Speaker John Bercow and two Labour MPs rounded on the man charged with administering benefits to thousands of disabled people for what were described as "offensive and discriminatory" remarks on Wednesday.
They were responding to an observation made by the Tory minister on Monday, who, while responding to news of a rise in the number of people with disabilities returning to work, commented that it was important the figure rise further to meet the employment rate of "normal, non-disabled people".
A spokesperson for Duncan Smith refused to comment at the time, but his remark was quickly criticised as "shocking" and "shameful".

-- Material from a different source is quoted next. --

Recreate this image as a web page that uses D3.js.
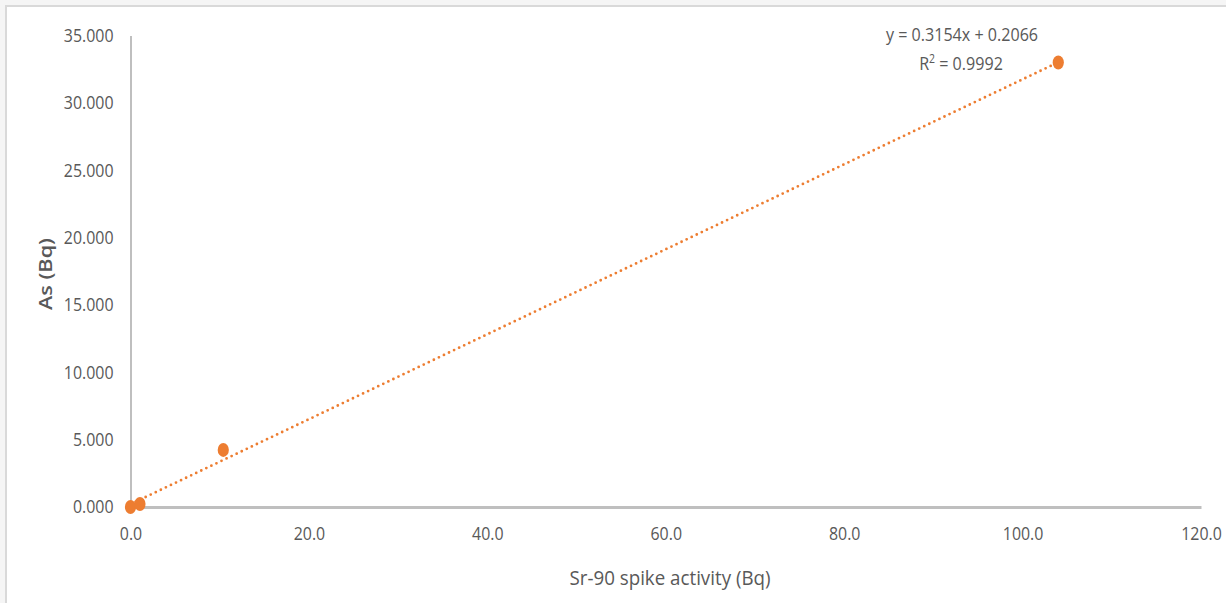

The issue was raised at Prime Ministers Questions by Labour MP Debbie Abrahams.
She called for an investigation into whether the work and pensions secretary had broken the ministerial code.
Her intervention was swiftly followed up by a point of order from colleague Andy McDonald, who blasted Duncan Smith's language as “offensive and discriminatory”.
Bercow, mediating proceeding as House of Commons Speaker, responded by imploring all MPs to consider the impact of their words.
“The language used was not disorderly, there was nothing out of order about it and therefore it didn’t necessitate any intervention from the chair. Everybody who speaks in this place must take responsibility for what he or she says," he told parliamentarians.
But, he added, “It is extremely important that we express ourselves with sensitivity and in a way which will be viewed as such, not just within the House but beyond it.
"I don’t think that I can go beyond that today. I recognise the upset that the honourable gentleman feels and, perhaps, that other feels.
“I don’t think that I can say more than what I’ve just said, but I am sure that what he has said and what I’ve said in response will be noted in the appropriate quarters and I hope it won’t be necessary to return to this theme.”
Wednesday's intervention came after SNP MP Dr Eilidh Whiteford told The Huffington Post UK that Duncan Smith's comment was just the latest case in a long line of attempts to vilify those with serious health afflictions.
"I thought it was quite a revealing use of language," she said.
"Given what we know about the very high proportion of those who work with disabilities, to say they're abnormal is not right; it creates a 'them and us' kind of attitude.
"I was quite taken aback," Dr Whiteford added. "I thought the discourse was more evolved than that.
"This government has spent the last five years vilifying disabled people as work-shy, despite the fact some of them have very serious health problems."